A quelques centaines de mètres de l’UAA (Université Autonome d’Asunción), que vient d’intégrer Adelaida, se trouve l’INDI. L’INDI (Institut Paraguayen de l’Indigène) est chargée de garantir leurs droits aux peuples indigènes, notamment l’accès à leurs terres ancestrales comme le stipulent les conventions internationales dont le Paraguay est signataire. Mais elle ne remplit pas du tout ses fonctions. Pire, toute l’année devant le bâtiment de l’INDI dorment à même le trottoir des familles indigènes.

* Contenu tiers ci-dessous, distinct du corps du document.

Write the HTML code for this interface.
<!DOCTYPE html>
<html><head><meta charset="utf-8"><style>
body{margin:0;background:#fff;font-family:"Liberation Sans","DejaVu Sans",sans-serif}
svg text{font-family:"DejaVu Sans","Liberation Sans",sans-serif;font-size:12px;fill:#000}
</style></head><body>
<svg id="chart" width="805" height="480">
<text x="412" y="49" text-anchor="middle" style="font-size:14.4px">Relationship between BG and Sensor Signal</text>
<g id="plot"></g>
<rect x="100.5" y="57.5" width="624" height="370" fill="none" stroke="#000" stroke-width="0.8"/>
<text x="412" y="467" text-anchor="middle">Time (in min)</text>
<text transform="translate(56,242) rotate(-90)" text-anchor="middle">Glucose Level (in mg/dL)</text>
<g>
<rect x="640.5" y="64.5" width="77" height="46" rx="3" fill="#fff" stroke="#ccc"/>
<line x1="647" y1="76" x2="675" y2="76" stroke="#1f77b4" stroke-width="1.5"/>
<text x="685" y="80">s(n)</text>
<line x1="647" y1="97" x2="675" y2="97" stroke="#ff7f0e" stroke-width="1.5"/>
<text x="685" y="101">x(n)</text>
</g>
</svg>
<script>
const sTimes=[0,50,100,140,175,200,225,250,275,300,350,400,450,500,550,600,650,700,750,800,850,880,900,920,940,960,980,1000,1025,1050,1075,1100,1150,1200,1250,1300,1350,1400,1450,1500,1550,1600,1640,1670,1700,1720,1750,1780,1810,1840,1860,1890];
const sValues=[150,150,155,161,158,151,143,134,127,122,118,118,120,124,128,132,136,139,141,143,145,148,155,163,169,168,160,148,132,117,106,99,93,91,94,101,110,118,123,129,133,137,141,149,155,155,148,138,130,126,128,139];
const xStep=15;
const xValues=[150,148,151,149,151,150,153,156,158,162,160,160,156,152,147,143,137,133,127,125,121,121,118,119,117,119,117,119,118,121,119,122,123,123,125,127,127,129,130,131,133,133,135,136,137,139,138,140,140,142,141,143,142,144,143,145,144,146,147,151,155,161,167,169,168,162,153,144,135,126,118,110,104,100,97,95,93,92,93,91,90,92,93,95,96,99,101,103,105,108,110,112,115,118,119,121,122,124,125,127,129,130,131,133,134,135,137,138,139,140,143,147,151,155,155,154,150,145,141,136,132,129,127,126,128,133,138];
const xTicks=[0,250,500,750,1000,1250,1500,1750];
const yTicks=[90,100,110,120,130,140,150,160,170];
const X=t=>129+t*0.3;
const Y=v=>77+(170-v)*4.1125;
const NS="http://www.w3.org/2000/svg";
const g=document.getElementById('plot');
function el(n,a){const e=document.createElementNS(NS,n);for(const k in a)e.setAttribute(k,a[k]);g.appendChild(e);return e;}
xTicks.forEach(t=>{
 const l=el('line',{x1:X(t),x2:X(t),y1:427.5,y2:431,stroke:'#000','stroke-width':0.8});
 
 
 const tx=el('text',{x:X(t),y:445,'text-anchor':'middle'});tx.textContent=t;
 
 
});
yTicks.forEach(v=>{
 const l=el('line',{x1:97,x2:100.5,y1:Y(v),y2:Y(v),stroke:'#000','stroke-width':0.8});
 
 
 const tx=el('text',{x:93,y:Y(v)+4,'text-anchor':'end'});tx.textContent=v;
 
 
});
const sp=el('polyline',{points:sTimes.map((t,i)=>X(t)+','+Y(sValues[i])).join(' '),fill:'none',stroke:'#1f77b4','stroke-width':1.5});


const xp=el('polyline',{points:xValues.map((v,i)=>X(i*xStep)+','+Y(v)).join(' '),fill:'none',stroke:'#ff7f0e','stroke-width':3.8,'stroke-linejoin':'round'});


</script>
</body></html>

Ainsi, cette semaine s’y trouvaient des familles du peuple indigène mbya-guarani du département de Caaguazú. Pedro, leur cacique (leader), nous a raconté leur histoire. « Nous avons été expulsés de nos terres ancestrales il y a sept ans par un cultivateur de soja, un Brésilien, nous a-t-il détaillé. Depuis, nous errons, tantôt dans les champs près de nos terres ancestrales jusqu’à ce qu’on nous expulse de nouveau, tantôt dans les rues d’Asunción pour quémander des vivres aux fonctionnaires de l’INDI ou aux passants ».

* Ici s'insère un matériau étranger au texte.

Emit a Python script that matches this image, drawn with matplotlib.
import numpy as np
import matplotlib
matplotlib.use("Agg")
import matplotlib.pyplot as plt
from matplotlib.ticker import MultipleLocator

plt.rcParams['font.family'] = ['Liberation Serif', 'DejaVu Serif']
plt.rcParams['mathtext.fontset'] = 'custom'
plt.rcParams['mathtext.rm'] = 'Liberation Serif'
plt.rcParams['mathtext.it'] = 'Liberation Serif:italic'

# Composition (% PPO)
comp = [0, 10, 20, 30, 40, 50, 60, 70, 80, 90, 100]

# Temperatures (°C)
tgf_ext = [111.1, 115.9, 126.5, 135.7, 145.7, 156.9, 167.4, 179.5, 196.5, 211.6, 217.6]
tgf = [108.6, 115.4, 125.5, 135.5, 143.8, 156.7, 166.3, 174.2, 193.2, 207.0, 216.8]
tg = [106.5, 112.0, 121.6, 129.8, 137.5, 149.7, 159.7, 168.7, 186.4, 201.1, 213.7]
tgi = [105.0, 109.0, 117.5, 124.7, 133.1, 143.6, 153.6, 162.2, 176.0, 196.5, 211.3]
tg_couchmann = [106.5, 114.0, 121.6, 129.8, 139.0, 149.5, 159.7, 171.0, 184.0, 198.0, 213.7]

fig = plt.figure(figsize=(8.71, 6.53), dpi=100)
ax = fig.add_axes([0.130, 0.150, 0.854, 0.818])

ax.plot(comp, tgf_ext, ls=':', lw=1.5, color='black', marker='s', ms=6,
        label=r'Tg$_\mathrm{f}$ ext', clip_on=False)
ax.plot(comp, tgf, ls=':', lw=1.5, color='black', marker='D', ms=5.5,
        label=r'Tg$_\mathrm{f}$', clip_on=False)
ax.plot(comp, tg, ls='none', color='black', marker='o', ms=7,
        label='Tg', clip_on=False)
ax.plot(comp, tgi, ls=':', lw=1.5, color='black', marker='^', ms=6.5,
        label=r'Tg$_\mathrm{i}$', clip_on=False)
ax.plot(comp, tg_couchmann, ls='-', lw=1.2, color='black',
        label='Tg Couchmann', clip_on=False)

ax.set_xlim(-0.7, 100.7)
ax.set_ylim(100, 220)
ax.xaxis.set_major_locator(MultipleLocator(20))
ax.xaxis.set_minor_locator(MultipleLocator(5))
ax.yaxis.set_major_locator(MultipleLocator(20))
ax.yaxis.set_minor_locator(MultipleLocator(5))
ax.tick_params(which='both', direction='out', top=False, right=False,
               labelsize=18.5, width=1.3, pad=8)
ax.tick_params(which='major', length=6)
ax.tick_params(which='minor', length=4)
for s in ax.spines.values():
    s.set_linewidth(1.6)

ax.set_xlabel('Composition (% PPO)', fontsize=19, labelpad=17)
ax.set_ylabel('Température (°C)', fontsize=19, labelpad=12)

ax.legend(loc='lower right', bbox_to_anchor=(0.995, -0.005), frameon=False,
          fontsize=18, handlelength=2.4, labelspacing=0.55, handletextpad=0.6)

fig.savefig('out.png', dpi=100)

Déforestation, spéculation, menaces en tout genre contre les indigènes du Paraguay
La moitie des indigènes du Paraguay ont été chassés de leurs terres ces dernières années par les grands propriétaires terriens. Chasseurs-cueilleurs depuis toujours pour la plupart, leur mode de vie en a été bouleversé car ce sont deux visions du monde qui s’entrechoquent avec violence. D’un coté, celle des occidentaux, fondée sur le travail, la société marchande. De l’autre la cosmovision des indigènes qui, pour schématiser, ne font qu’un avec la nature, les plantes, les animaux.

Particulièrement touché, le Chaco, où vit le peuple Nivaklé d’Adelaida et Deisy, est une des régions du monde au taux de déforestation le plus élevé. Leurs familles ont donc dû radicalement changer de mode de vie en quelques années pour survivre sans l’apport de la forêt, qui leur procurait lieu de vie, alimentation et bien-être.

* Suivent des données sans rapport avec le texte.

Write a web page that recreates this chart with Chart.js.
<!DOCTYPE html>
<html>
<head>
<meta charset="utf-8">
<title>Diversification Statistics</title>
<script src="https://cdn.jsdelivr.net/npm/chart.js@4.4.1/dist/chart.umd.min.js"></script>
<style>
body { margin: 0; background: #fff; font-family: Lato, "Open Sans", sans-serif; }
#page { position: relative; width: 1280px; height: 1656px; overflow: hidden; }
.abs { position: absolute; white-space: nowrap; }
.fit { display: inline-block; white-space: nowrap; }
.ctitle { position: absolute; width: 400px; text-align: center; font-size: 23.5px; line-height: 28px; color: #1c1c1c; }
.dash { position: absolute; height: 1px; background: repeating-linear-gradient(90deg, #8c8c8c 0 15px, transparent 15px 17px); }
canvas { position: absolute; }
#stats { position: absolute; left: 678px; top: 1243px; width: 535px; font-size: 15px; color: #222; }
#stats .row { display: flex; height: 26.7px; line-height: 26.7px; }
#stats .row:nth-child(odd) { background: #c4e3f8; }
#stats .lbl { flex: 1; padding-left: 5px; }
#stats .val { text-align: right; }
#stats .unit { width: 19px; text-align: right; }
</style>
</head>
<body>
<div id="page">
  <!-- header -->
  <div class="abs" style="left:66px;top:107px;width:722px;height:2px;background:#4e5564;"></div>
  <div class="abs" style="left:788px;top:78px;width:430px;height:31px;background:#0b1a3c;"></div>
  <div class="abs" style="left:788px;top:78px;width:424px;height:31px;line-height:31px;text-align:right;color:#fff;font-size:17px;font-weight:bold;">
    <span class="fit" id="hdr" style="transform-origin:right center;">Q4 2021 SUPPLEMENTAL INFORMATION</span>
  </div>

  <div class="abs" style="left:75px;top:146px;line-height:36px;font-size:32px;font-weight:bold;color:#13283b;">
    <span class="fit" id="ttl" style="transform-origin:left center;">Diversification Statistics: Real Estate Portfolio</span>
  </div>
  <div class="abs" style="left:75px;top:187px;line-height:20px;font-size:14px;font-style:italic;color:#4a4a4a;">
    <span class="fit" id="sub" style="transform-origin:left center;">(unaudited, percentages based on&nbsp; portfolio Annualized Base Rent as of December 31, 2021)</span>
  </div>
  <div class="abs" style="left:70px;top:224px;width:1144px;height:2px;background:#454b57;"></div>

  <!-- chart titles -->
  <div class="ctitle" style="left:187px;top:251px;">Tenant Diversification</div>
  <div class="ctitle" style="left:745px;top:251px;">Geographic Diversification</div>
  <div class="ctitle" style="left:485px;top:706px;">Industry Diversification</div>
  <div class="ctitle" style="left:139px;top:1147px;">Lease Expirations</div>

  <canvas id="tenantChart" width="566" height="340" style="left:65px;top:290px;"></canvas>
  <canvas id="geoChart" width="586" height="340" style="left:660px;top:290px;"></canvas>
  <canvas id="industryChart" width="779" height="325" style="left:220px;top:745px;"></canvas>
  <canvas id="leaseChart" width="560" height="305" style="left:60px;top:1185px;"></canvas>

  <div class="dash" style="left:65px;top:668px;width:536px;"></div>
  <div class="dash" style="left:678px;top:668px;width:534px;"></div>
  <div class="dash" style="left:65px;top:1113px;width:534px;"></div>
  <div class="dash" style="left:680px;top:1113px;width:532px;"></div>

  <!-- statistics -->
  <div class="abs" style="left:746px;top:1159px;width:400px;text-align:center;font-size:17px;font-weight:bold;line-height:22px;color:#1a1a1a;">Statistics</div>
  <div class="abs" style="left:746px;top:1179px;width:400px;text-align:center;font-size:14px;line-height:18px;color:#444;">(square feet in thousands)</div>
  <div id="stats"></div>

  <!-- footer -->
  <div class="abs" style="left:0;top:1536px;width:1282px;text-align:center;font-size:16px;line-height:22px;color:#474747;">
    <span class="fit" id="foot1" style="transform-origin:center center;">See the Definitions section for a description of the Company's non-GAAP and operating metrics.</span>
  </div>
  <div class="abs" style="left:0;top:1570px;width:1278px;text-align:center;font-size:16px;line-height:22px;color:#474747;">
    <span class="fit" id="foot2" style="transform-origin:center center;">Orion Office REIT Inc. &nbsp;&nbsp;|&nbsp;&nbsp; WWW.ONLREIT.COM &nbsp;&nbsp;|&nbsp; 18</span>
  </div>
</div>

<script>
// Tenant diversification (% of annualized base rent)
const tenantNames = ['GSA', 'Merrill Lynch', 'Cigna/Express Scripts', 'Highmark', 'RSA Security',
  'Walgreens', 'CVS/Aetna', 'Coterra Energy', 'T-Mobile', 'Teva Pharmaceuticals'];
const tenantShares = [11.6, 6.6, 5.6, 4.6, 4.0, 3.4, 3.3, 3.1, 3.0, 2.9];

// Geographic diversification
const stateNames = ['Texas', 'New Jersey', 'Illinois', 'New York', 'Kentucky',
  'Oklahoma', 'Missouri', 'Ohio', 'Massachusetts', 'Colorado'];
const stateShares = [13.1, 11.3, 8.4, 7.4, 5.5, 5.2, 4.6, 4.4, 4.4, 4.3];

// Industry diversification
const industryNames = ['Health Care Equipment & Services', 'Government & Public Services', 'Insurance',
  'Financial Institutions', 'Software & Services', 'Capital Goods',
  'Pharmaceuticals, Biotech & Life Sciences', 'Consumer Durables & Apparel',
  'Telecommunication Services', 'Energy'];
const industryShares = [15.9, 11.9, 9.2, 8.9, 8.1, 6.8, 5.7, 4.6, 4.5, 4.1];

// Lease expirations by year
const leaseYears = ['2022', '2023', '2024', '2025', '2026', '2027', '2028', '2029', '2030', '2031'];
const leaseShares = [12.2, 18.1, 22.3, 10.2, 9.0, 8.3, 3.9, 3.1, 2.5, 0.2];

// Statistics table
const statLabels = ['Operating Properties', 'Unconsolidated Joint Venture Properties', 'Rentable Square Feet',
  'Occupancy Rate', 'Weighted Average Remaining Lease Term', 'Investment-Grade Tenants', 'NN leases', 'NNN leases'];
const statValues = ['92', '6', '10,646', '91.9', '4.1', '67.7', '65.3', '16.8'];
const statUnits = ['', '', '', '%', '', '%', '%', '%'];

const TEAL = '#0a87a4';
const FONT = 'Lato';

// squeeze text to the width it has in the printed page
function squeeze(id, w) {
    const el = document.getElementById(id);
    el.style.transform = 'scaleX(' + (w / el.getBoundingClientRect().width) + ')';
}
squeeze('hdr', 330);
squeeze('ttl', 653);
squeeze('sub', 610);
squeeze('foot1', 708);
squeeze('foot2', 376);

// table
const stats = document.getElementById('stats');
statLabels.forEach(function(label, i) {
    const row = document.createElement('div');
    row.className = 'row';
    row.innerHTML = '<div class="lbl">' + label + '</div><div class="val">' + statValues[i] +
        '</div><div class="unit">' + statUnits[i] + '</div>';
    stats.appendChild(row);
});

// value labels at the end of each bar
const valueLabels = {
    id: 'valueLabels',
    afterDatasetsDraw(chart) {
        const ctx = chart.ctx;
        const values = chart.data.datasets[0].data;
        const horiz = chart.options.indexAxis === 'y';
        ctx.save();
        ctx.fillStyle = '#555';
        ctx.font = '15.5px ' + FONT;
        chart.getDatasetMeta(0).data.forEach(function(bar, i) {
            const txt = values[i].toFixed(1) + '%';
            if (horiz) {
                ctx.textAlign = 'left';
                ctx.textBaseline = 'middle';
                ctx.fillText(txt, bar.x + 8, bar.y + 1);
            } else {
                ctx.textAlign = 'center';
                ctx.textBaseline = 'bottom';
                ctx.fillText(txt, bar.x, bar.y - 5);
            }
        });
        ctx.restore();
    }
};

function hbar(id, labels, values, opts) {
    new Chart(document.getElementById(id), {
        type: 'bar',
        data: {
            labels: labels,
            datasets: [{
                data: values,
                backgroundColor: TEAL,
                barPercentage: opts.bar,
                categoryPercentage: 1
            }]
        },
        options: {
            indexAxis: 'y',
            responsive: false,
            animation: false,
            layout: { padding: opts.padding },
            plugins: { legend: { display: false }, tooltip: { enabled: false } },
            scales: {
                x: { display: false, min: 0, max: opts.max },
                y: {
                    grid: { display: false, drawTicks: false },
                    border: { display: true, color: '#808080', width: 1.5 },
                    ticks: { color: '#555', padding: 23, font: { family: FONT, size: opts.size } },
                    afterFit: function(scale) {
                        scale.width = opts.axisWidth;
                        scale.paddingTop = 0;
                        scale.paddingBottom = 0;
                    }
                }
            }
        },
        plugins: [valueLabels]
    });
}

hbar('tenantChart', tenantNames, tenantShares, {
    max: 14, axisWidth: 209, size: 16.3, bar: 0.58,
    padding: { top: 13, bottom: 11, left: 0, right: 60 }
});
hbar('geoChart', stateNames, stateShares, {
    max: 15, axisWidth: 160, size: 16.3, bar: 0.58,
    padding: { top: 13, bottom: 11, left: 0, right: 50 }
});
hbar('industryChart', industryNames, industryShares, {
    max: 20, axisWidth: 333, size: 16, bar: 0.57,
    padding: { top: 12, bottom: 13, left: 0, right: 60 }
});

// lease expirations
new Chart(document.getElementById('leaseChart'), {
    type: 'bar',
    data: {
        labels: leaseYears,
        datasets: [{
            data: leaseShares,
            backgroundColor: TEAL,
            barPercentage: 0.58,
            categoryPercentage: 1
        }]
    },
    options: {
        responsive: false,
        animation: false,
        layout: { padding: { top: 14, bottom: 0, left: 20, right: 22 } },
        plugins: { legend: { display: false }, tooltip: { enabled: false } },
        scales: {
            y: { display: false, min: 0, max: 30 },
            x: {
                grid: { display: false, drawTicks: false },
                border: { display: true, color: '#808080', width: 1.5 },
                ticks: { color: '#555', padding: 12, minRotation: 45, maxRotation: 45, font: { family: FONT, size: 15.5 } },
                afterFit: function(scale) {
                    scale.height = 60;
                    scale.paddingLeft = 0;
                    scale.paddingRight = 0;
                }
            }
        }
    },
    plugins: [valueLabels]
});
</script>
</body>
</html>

Le père d’Adelaida est alors devenu boulanger, la mère de Deisy est maintenant serveuse dans un restaurant. Tous deux travaillent non loin de Cayin o Clim, dans le bourg voisin de Neuland, fondé par des mennonites, protestants d’originaire allemande qui ont créé des villes en partant de zéro dans le Chaco abandonné par l’Etat paraguayen. Cette relative stabilité économique était la condition sine qua non pour que Deisy et Adelaida puissent venir étudier à Asunción car la bourse d’études qu’elles ont reçue couvre uniquement les frais de scolarité. Deisy est ainsi logée chez une vieille dame veuve en échange d’un peu de ménage et de quelques courses. Adelaida a trouvé quant à elle une chambre chez une famille qu’elle payera 500000 guaranies (environ 80 euros) par mois.
Elles se retrouvent tous les après-midi sur la place Italia, ilot de fraicheur d’une Asunción écrasée par la chaleur de l’été subtropical. Jeunes femmes issues d’une communauté indigène au Paraguay, Deisy et Adelaida partaient de très loin. Sans attendre rien de personne, elles ont pris leur destin en main.